- Type: Armored fighting vehicle (AFV)
- Place of origin: South Africa

Production history
- Designer: Land Systems OMC
- Designed: 2008
- Manufacturer: BAE Systems Land Systems South Africa
- Produced: 2010

Specifications
- Mass: 19.00 tonnes
- Length: 7.78 metres (25.5 ft)
- Width: 2.8 metres (9 ft 2 in)
- Height: 2.58 metres (8 ft 6 in)
- Crew: 11
- Main armament: various
- Engine: Deutz 2015TCD V6 390 kilowatts (520 hp)
- Payload capacity: 11,000 kilograms (24,000 lb)
- Transmission: ZF 5HP 902
- Ground clearance: 440 millimetres (17 in)
- Maximum speed: 100 kilometres per hour (62 mph)

= RG41 =

RG41, is a South African 8×8 armored fighting vehicle (AFV) with mine resistant protection developed by Land Systems OMC, a subsidiary of BAE Systems. The RG41 was designed as an affordable modern AFV can be utilized in a variety of roles, including infantry section vehicle, a command vehicle, an ambulance, recovery vehicle and engineer vehicle.
Its large payload capability allows additional armour to be added to the RG41 and a variety of weapon systems such as the Alliant Techsystems's 25mm M242 Bushmaster mounted in a tactical response turret, the TRT-25 remote weapon station (RWS).

==History==
Land Systems OMC, a subdivision of BAE Systems in South Africa, began development of the RG41 in early 2008 as a private venture after seeing a need for an affordable combat system.
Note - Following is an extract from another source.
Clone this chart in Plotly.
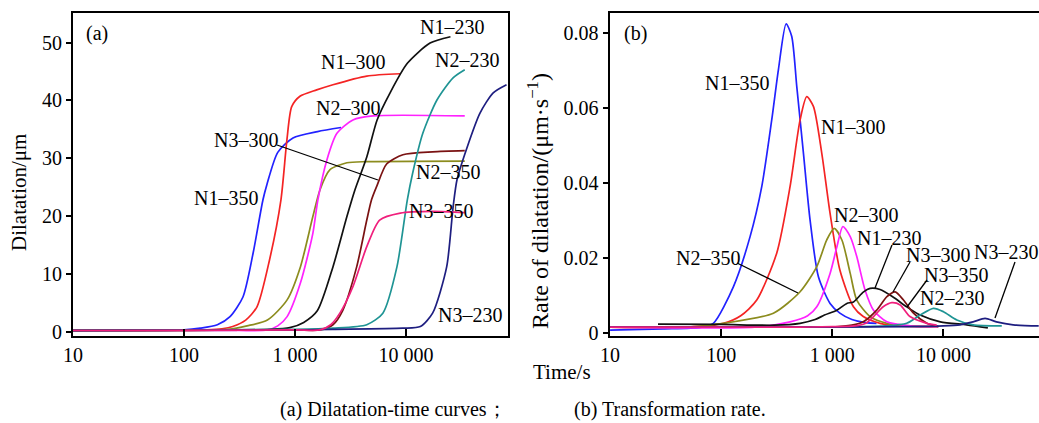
import plotly.graph_objects as go

W, H = 1039, 423

# ---------------- (a) Dilatation-time curves (time in s, dilatation in um) ----------------
t_n1_350 = [10, 30, 100, 140, 200, 260, 340, 420, 515, 560, 700, 960, 1600, 2600]
d_n1_350 = [0.2, 0.2, 0.3, 0.6, 1.2, 2.6, 6.0, 13.6, 22.8, 25.5, 31.0, 33.5, 34.6, 35.3]

t_n1_300 = [10, 100, 160, 220, 275, 360, 455, 590, 748, 847, 935, 1110, 1570, 2200, 4440, 8900]
d_n1_300 = [0.2, 0.2, 0.3, 0.5, 0.9, 2.0, 4.3, 12.4, 22.8, 33.2, 38.9, 40.7, 41.8, 42.7, 44.2, 44.6]

t_n3_300 = [10, 100, 250, 370, 565, 850, 1120, 1450, 1680, 2070, 2940, 4440, 33900]
d_n3_300 = [0.2, 0.2, 0.4, 1.0, 2.0, 5.5, 11.2, 19.9, 24.5, 28.0, 29.2, 29.4, 29.5]

t_n2_300 = [10, 300, 565, 700, 850, 1120, 1450, 1610, 1940, 2390, 3330, 5050, 33900]
d_n2_300 = [0.2, 0.2, 0.3, 1.0, 2.6, 8.4, 17.0, 22.8, 29.7, 34.3, 36.6, 37.3, 37.3]

t_n1_230 = [10, 300, 600, 900, 1200, 1590, 2200, 2940, 3470, 4440, 5500, 7200, 10300, 16500, 25200]
d_n1_230 = [0.2, 0.3, 0.4, 0.7, 1.6, 3.6, 11.2, 19.9, 24.5, 30.2, 36.6, 41.3, 46.4, 49.9, 51.0]

t_n2_350 = [10, 1000, 1680, 2200, 2700, 3600, 4440, 4900, 5500, 6700, 9400, 17400, 33900]
d_n2_350 = [0.2, 0.3, 0.3, 1.2, 3.7, 11.2, 19.3, 22.8, 25.3, 29.0, 30.6, 31.1, 31.3]

t_n3_350 = [10, 1000, 1680, 2100, 2540, 3330, 4440, 5800, 8900, 17400, 33900]
d_n3_350 = [0.2, 0.3, 0.3, 1.2, 3.2, 7.8, 14.7, 19.3, 20.5, 20.8, 20.6]

t_n2_230 = [10, 1000, 2200, 4440, 6200, 8300, 10300, 11500, 14200, 19100, 26600, 33900]
d_n2_230 = [0.2, 0.4, 0.6, 1.2, 3.2, 11.2, 22.8, 27.4, 34.3, 40.1, 43.9, 45.3]

t_n3_230 = [10, 1000, 2200, 9400, 13500, 17400, 23300, 26600, 28900, 35200, 46500, 61200, 80700]
d_n3_230 = [0.2, 0.3, 0.4, 0.6, 0.9, 3.2, 11.2, 21.5, 26.3, 31.6, 37.8, 41.3, 42.7]

# ---------------- (b) Transformation rate (time in s, rate in um/s) ----------------
rt_blue = [10, 30, 65, 85, 129, 182, 232, 285, 327, 384, 431, 479, 550, 631, 750, 955, 1170, 1500, 2000, 2500]
rr_blue = [0.0007, 0.0010, 0.0014, 0.0025, 0.0123, 0.0256, 0.039, 0.0567, 0.070, 0.0823, 0.079, 0.0656,
           0.0478, 0.030, 0.0149, 0.0078, 0.0052, 0.0035, 0.0027, 0.0025]

rt_red = [10, 50, 105, 150, 209, 316, 417, 513, 589, 676, 804, 955, 1170, 1550, 1900, 2690, 4000, 8700]
rr_red = [0.0015, 0.0015, 0.0025, 0.0045, 0.0087, 0.0212, 0.039, 0.0567, 0.0629, 0.0603, 0.0478, 0.0318,
          0.0167, 0.0069, 0.0043, 0.0025, 0.0018, 0.0016]

rt_olive = [10, 50, 105, 295, 513, 725, 890, 1040, 1220, 1450, 1660, 2190, 3100, 5000, 9000]
rr_olive = [0.0015, 0.0015, 0.0025, 0.0052, 0.0109, 0.0176, 0.0247, 0.0278, 0.0247, 0.0158, 0.0087,
            0.0043, 0.0025, 0.0018, 0.0016]

rt_magenta = [10, 200, 417, 600, 725, 955, 1100, 1245, 1450, 1660, 1970, 2350, 3100, 5000, 9000]
rr_magenta = [0.0015, 0.0015, 0.0029, 0.0045, 0.0069, 0.0158, 0.0229, 0.0283, 0.0256, 0.0203, 0.0114,
              0.006, 0.0029, 0.0018, 0.0016]

rt_black = [27, 100, 300, 513, 700, 850, 1100, 1350, 1550, 1900, 2190, 2690, 3520, 4670, 6170, 9380, 16200, 25100]
rr_black = [0.0023, 0.0022, 0.0020, 0.0025, 0.0035, 0.0047, 0.006, 0.0078, 0.0082, 0.0108, 0.0118, 0.0115,
            0.0095, 0.0069, 0.0047, 0.0029, 0.0021, 0.0013]

rt_brown = [10, 500, 1000, 1500, 1900, 2510, 3100, 3680, 4370, 5380, 7100, 9000]
rr_brown = [0.0015, 0.0015, 0.0015, 0.0020, 0.0029, 0.006, 0.0096, 0.0109, 0.0087, 0.0052, 0.0025, 0.0016]

rt_pink = [10, 500, 1000, 1600, 2000, 2350, 2870, 3430, 4080, 5000, 7100, 8700]
rr_pink = [0.0015, 0.0015, 0.0016, 0.0018, 0.0025, 0.0043, 0.0069, 0.008, 0.0074, 0.0043, 0.0025, 0.002]

rt_teal = [10, 1000, 3000, 4670, 6170, 8130, 10000, 13200, 18500, 33500]
rr_teal = [0.0015, 0.0015, 0.0018, 0.0025, 0.0047, 0.0065, 0.0056, 0.0034, 0.0021, 0.0018]

rt_navy = [10, 1000, 5000, 10000, 14100, 18500, 23700, 30000, 42400, 72000]
rr_navy = [0.0015, 0.0015, 0.0016, 0.0018, 0.0021, 0.0029, 0.0038, 0.0029, 0.0021, 0.0018]

x_tickvals = [10, 100, 1000, 10000]
x_ticktext = ["10", "100", "1 000", "10 000"]
ya_ticks = [0, 10, 20, 30, 40, 50]
yb_ticks = [0, 0.02, 0.04, 0.06, 0.08]
yb_ticktext = ["0", "0.02", "0.04", "0.06", "0.08"]

C = dict(blue="#2222ff", red="#f42424", olive="#8c8c1e", magenta="#ff22ff", black="#111111",
         brown="#7a1212", pink="#f01f7c", teal="#1f9494", navy="#1e1e80")

SERIF = "Liberation Serif"

fig = go.Figure()

left = [(t_n1_350, d_n1_350, "blue"), (t_n1_300, d_n1_300, "red"), (t_n3_300, d_n3_300, "olive"),
        (t_n2_300, d_n2_300, "magenta"), (t_n1_230, d_n1_230, "black"), (t_n2_350, d_n2_350, "brown"),
        (t_n2_230, d_n2_230, "teal"), (t_n3_230, d_n3_230, "navy"), (t_n3_350, d_n3_350, "pink")]
for tx, yy, c in left:
    fig.add_trace(go.Scatter(x=tx, y=yy, mode="lines", xaxis="x", yaxis="y",
                             line=dict(color=C[c], width=1.7, shape="spline", smoothing=0.7),
                             showlegend=False, hoverinfo="skip"))

right = [(rt_blue, rr_blue, "blue"), (rt_red, rr_red, "red"), (rt_olive, rr_olive, "olive"),
         (rt_magenta, rr_magenta, "magenta"), (rt_black, rr_black, "black"), (rt_brown, rr_brown, "brown"),
         (rt_teal, rr_teal, "teal"), (rt_navy, rr_navy, "navy"), (rt_pink, rr_pink, "pink")]
for tx, yy, c in right:
    fig.add_trace(go.Scatter(x=tx, y=yy, mode="lines", xaxis="x2", yaxis="y2",
                             line=dict(color=C[c], width=1.7, shape="spline", smoothing=0.7),
                             showlegend=False, hoverinfo="skip"))

def px(x):
    return x / W

def py(y):
    return 1 - y / H

y_dom = [py(336), py(13)]
axis_common = dict(showgrid=False, zeroline=False, showline=True, linecolor="black", linewidth=2,
                   automargin=False, tickcolor="black", tickwidth=2,
                   tickfont=dict(family=SERIF, size=20, color="black"))

fig.update_layout(
    width=W, height=H, margin=dict(l=0, r=0, t=0, b=0, autoexpand=False),
    paper_bgcolor="white", plot_bgcolor="white",
    font=dict(family=SERIF, color="black"),
    xaxis=dict(domain=[px(73), px(508)], type="log", range=[1, 4.92], anchor="y", mirror=True,
               ticks="inside", ticklen=7, tickvals=x_tickvals, ticktext=x_ticktext, **axis_common),
    yaxis=dict(domain=y_dom, range=[-0.75, 55.1], anchor="x", mirror=True,
               ticks="outside", ticklen=5, tickvals=ya_ticks, **axis_common),
    xaxis2=dict(domain=[px(609.5), 1.0], type="log", range=[0.995, 4.86], anchor="y2", mirror=True,
                ticks="inside", ticklen=7, tickvals=x_tickvals, ticktext=x_ticktext, **axis_common),
    yaxis2=dict(domain=y_dom, range=[-0.00088, 0.0852], anchor="x2", mirror=False,
                ticks="outside", ticklen=5, tickvals=yb_ticks, ticktext=yb_ticktext, **axis_common),
)

labels = [
    ("(a)", 97, 33), ("N1–230", 452, 27), ("N1–300", 353, 62), ("N2–230", 467, 60), ("N2–300", 348, 108),
    ("N3–300", 246, 140), ("N2–350", 448, 172), ("N1–350", 226, 198), ("N3–350", 441, 211),
    ("N3–230", 470, 315),
    ("(b)", 635, 33), ("N1–350", 737, 83), ("N1–300", 853, 127), ("N2–300", 866, 215), ("N1–230", 889, 238),
    ("N3–300", 938, 255), ("N3–350", 956, 275), ("N2–230", 952, 298), ("N3–230", 1006, 252),
    ("N2–350", 708, 258),
]
for txt, x, y in labels:
    fig.add_annotation(text=txt, x=px(x), y=py(y), xref="paper", yref="paper", showarrow=False,
                       xanchor="center", yanchor="middle", font=dict(family=SERIF, size=20, color="black"))

leaders = [((277, 145), (378, 180)), ((737, 263), (798, 293)), ((892, 245), (875, 288)),
           ((910, 262), (893, 292)), ((927, 280), (907, 307)), ((1015, 262), (995, 318))]
for (x0, y0), (x1, y1) in leaders:
    fig.add_shape(type="line", xref="paper", yref="paper", x0=px(x0), y0=py(y0), x1=px(x1), y1=py(y1),
                  line=dict(color="black", width=1.3))

# axis titles and caption
fig.add_annotation(text="Dilatation/μm", x=px(19), y=py(193), xref="paper", yref="paper", showarrow=False,
                   textangle=-90, xanchor="center", yanchor="middle", font=dict(family=SERIF, size=21))
fig.add_annotation(text="Rate of dilatation/(μm·s<sup>−1</sup>)", x=px(538), y=py(201), xref="paper",
                   yref="paper", showarrow=False, textangle=-90, xanchor="center", yanchor="middle",
                   font=dict(family=SERIF, size=24))
fig.add_annotation(text="Time/s", x=px(562), y=py(372), xref="paper", yref="paper", showarrow=False,
                   xanchor="center", yanchor="middle", font=dict(family=SERIF, size=21))
fig.add_annotation(text="(a) Dilatation-time curves；", x=px(393), y=py(409), xref="paper", yref="paper",
                   showarrow=False, xanchor="center", yanchor="middle", font=dict(family=SERIF, size=20))
fig.add_annotation(text="(b) Transformation rate.", x=px(670), y=py(409), xref="paper", yref="paper",
                   showarrow=False, xanchor="center", yanchor="middle", font=dict(family=SERIF, size=20))

fig.write_html(
    "out.html",
    config={"displayModeBar": False},
    post_script="document.body.style.margin='0';document.body.style.padding='0';"
                "document.documentElement.style.overflow='hidden';",
)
To meet this requirement, the RG41 employs an ITAR (International Tariff in Arms Regulation) free design and consists of commercial off-the-shelf (COTS) components that are not subject to US International Traffic in Arms Regulations.

== Specifications ==
The RG41 is an AFV where the driver is seated alone in the front left side of the vehicle. Some weapons can be added to it, including a 25 or 30 mm cannon. At the Africa Aerospace and Defense Conference 2018, a RG41 was fitted with a turret armed with a 30 x 173 cannon and a co axial 7.62 mm.

With a GVW of around 30 tonnes, this vehicle easily stays mobile thanks to its 8×8 capabilities.